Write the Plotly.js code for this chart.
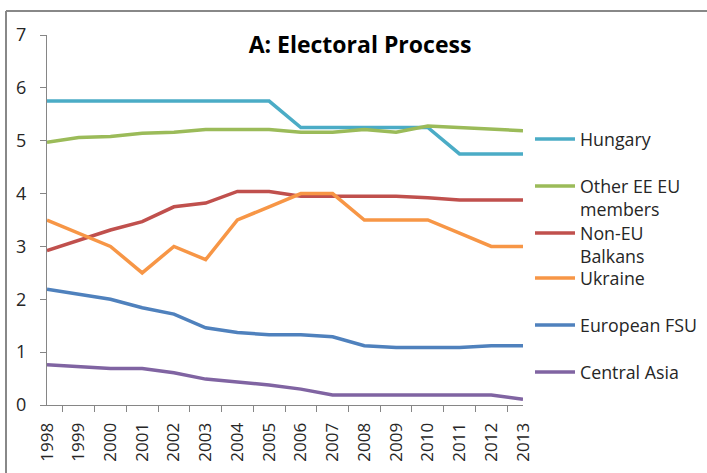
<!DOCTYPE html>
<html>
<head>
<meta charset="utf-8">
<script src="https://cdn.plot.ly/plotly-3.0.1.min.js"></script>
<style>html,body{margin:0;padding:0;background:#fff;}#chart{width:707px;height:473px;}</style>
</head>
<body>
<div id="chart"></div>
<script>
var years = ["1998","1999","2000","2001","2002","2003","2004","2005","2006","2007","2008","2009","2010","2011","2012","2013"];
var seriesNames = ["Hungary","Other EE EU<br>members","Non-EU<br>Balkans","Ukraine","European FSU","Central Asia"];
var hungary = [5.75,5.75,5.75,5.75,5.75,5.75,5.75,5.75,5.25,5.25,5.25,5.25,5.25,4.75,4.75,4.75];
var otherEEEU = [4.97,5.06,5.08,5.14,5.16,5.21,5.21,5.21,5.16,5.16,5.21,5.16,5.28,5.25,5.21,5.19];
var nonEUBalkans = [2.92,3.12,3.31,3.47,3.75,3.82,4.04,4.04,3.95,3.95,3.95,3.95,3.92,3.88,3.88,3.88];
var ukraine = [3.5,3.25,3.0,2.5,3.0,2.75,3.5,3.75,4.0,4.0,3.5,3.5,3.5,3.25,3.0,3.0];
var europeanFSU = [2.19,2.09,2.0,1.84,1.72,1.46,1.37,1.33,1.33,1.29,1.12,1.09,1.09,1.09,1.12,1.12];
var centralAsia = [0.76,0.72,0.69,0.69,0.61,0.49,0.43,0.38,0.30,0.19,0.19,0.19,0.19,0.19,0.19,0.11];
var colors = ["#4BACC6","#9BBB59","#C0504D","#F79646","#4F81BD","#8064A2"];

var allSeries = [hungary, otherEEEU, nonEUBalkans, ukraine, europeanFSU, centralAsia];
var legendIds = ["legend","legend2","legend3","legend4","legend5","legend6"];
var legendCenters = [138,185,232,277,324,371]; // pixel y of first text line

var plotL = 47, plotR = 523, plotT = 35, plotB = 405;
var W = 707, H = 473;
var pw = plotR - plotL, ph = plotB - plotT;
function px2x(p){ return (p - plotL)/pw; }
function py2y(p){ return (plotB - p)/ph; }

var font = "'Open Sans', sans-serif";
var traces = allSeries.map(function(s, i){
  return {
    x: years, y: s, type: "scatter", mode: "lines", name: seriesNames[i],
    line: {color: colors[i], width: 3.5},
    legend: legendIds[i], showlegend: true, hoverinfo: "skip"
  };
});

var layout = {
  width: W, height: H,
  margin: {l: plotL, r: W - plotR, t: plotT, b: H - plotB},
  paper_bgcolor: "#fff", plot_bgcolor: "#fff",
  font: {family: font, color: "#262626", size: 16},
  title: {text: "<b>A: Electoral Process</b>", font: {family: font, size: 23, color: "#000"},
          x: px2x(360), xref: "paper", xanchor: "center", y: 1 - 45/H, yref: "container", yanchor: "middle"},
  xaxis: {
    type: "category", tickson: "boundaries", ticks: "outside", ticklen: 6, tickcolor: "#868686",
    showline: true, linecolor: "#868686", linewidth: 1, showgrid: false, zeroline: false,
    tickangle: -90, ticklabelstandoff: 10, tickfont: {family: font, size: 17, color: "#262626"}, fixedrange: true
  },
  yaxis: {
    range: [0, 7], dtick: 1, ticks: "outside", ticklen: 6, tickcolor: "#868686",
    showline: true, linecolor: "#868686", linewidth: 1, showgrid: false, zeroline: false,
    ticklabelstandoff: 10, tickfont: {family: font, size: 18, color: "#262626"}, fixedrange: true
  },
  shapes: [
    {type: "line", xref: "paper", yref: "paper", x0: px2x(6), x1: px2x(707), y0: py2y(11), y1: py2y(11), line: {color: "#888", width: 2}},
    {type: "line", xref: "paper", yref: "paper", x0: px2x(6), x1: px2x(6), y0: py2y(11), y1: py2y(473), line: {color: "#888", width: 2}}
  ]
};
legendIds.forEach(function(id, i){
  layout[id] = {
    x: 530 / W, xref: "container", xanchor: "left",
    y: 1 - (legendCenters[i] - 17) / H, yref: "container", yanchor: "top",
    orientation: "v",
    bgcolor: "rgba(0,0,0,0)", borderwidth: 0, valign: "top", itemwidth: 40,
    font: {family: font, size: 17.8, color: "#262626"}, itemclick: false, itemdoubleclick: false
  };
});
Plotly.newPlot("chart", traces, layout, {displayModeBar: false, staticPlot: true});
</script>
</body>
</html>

════════════════════

Extract all lines containing the word "chart".

EXERCISE RESPONSE
Write the Plotly.js code for this chart.
<style>html,body{margin:0;padding:0;background:#fff;}#chart{width:707px;height:473px;}</style>
<div id="chart"></div>
Plotly.newPlot("chart", traces, layout, {displayModeBar: false, staticPlot: true});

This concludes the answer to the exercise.